> **The task**: Repeat the listing word for word. No pictures belong in the copy.

> **Raw data**:
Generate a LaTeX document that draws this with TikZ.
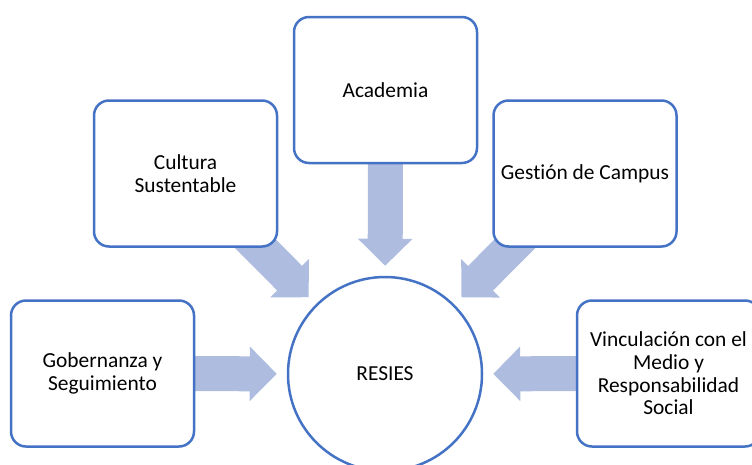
\documentclass[tikz,border=0pt]{standalone}
\usepackage{fontspec}
\setmainfont[Ligatures=NoCommon]{Carlito}
\usetikzlibrary{
    arrows.meta,
    positioning,
    backgrounds
}
\definecolor{primary}{HTML}{4472C4}
\definecolor{arrowblue}{HTML}{AEBCE0}
\definecolor{dark}{HTML}{000000}
\tikzset{
    % Pillar box style
    pillar/.style={
        rectangle,
        rounded corners=15pt,
        minimum width=183pt,
        minimum height=146pt,
        align=center,
        font=\fontsize{21.4}{22.6}\selectfont,
        text=dark,
        draw=primary,
        fill=white,
        line width=2.5pt
    },
    % Central circle style
    hub/.style={
        circle,
        minimum size=194pt,
        inner sep=0pt,
        align=center,
        font=\fontsize{21.4}{22.6}\selectfont,
        text=dark,
        draw=primary,
        fill=white,
        line width=2.5pt
    },
    % Block arrow style
    feed/.style={
        -{Triangle[length=27pt, width=53pt]},
        line width=35pt,
        color=arrowblue,
        shorten >=10pt
    }
}

\begin{document}
\begin{tikzpicture}[x=1pt, y=-1pt]

        \useasboundingbox (0,0) rectangle (752,464);

        % Center
        \node[hub] (resies) at (385, 374) {RESIES};

        % Pillars
        \node[pillar] (academia) at (385.5, 90) {Academia};
        \node[pillar] (cultura) at (185.5, 173.5) {Cultura\\Sustentable};
        \node[pillar] (gestion) at (585, 173.5) {Gestión de Campus};
        \node[pillar] (gobernanza) at (102.5, 373.5) {Gobernanza y\\Seguimiento};
        \node[pillar] (vinculacion) at (668.5, 373.5) {Vinculación con el\\Medio y\\Responsabilidad\\Social};

        % Connections
        \begin{scope}[on background layer]
            \draw[feed] (academia.center) -- (resies);
            \draw[feed] (cultura.center) -- (resies);
            \draw[feed] (gestion.center) -- (resies);
            \draw[feed] (gobernanza.center) -- (resies);
            \draw[feed] (vinculacion.center) -- (resies);
        \end{scope}

    \end{tikzpicture}
\end{document}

> **Task answer**:
Generate a LaTeX document that draws this with TikZ.
\documentclass[tikz,border=0pt]{standalone}
\usepackage{fontspec}
\setmainfont[Ligatures=NoCommon]{Carlito}
\usetikzlibrary{
    arrows.meta,
    positioning,
    backgrounds
}
\definecolor{primary}{HTML}{4472C4}
\definecolor{arrowblue}{HTML}{AEBCE0}
\definecolor{dark}{HTML}{000000}
\tikzset{
    % Pillar box style
    pillar/.style={
        rectangle,
        rounded corners=15pt,
        minimum width=183pt,
        minimum height=146pt,
        align=center,
        font=\fontsize{21.4}{22.6}\selectfont,
        text=dark,
        draw=primary,
        fill=white,
        line width=2.5pt
    },
    % Central circle style
    hub/.style={
        circle,
        minimum size=194pt,
        inner sep=0pt,
        align=center,
        font=\fontsize{21.4}{22.6}\selectfont,
        text=dark,
        draw=primary,
        fill=white,
        line width=2.5pt
    },
    % Block arrow style
    feed/.style={
        -{Triangle[length=27pt, width=53pt]},
        line width=35pt,
        color=arrowblue,
        shorten >=10pt
    }
}

\begin{document}
\begin{tikzpicture}[x=1pt, y=-1pt]

        \useasboundingbox (0,0) rectangle (752,464);

        % Center
        \node[hub] (resies) at (385, 374) {RESIES};

        % Pillars
        \node[pillar] (academia) at (385.5, 90) {Academia};
        \node[pillar] (cultura) at (185.5, 173.5) {Cultura\\Sustentable};
        \node[pillar] (gestion) at (585, 173.5) {Gestión de Campus};
        \node[pillar] (gobernanza) at (102.5, 373.5) {Gobernanza y\\Seguimiento};
        \node[pillar] (vinculacion) at (668.5, 373.5) {Vinculación con el\\Medio y\\Responsabilidad\\Social};

        % Connections
        \begin{scope}[on background layer]
            \draw[feed] (academia.center) -- (resies);
            \draw[feed] (cultura.center) -- (resies);
            \draw[feed] (gestion.center) -- (resies);
            \draw[feed] (gobernanza.center) -- (resies);
            \draw[feed] (vinculacion.center) -- (resies);
        \end{scope}

    \end{tikzpicture}
\end{document}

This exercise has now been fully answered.